Problem to solve: In the listing below, find every line containing "Rebuild" and copy it out.

Record extracts:
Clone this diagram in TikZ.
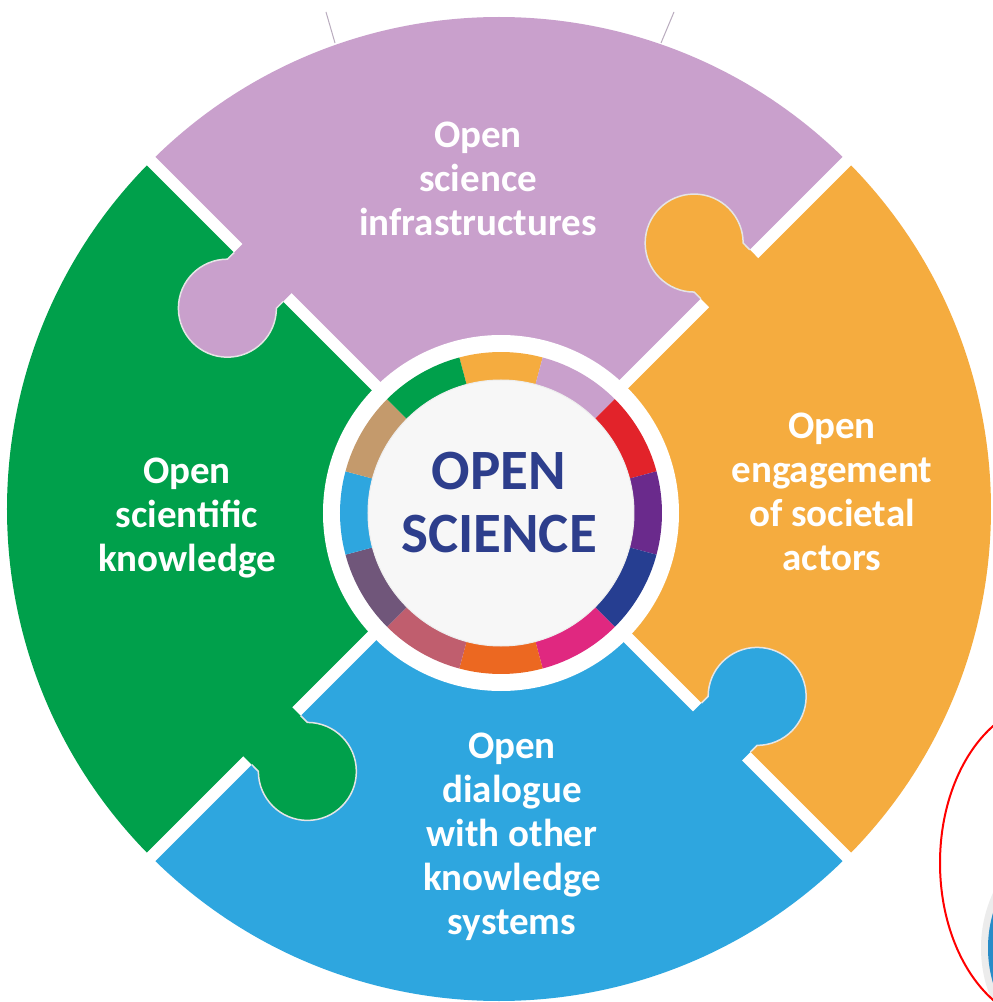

--

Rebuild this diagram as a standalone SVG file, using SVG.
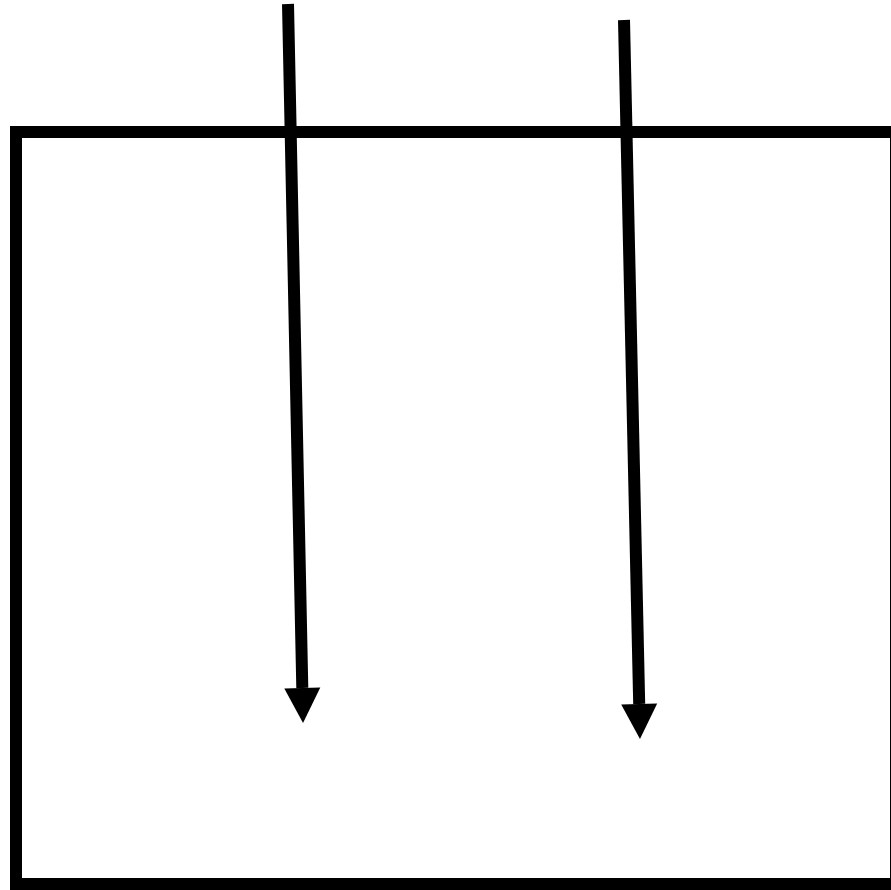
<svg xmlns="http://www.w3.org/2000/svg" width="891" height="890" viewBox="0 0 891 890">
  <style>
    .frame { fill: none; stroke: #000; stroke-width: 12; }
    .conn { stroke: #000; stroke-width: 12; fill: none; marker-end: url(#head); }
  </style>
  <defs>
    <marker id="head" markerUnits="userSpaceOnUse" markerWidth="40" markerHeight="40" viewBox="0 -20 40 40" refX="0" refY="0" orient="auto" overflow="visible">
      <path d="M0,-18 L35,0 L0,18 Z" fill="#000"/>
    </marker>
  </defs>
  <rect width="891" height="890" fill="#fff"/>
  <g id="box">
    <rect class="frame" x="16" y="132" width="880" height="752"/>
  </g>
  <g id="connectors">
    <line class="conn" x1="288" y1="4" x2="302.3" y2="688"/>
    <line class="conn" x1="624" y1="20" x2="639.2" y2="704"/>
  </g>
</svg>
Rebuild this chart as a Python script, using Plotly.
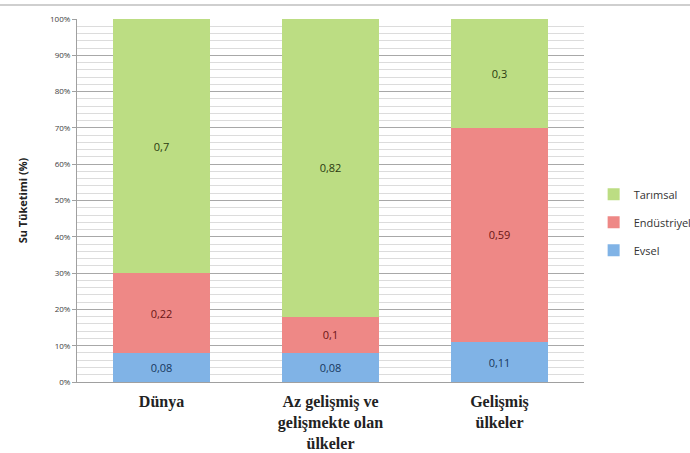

Task output:
Rebuild this diagram as a standalone SVG file, using SVG.
Rebuild this chart as a Python script, using Plotly.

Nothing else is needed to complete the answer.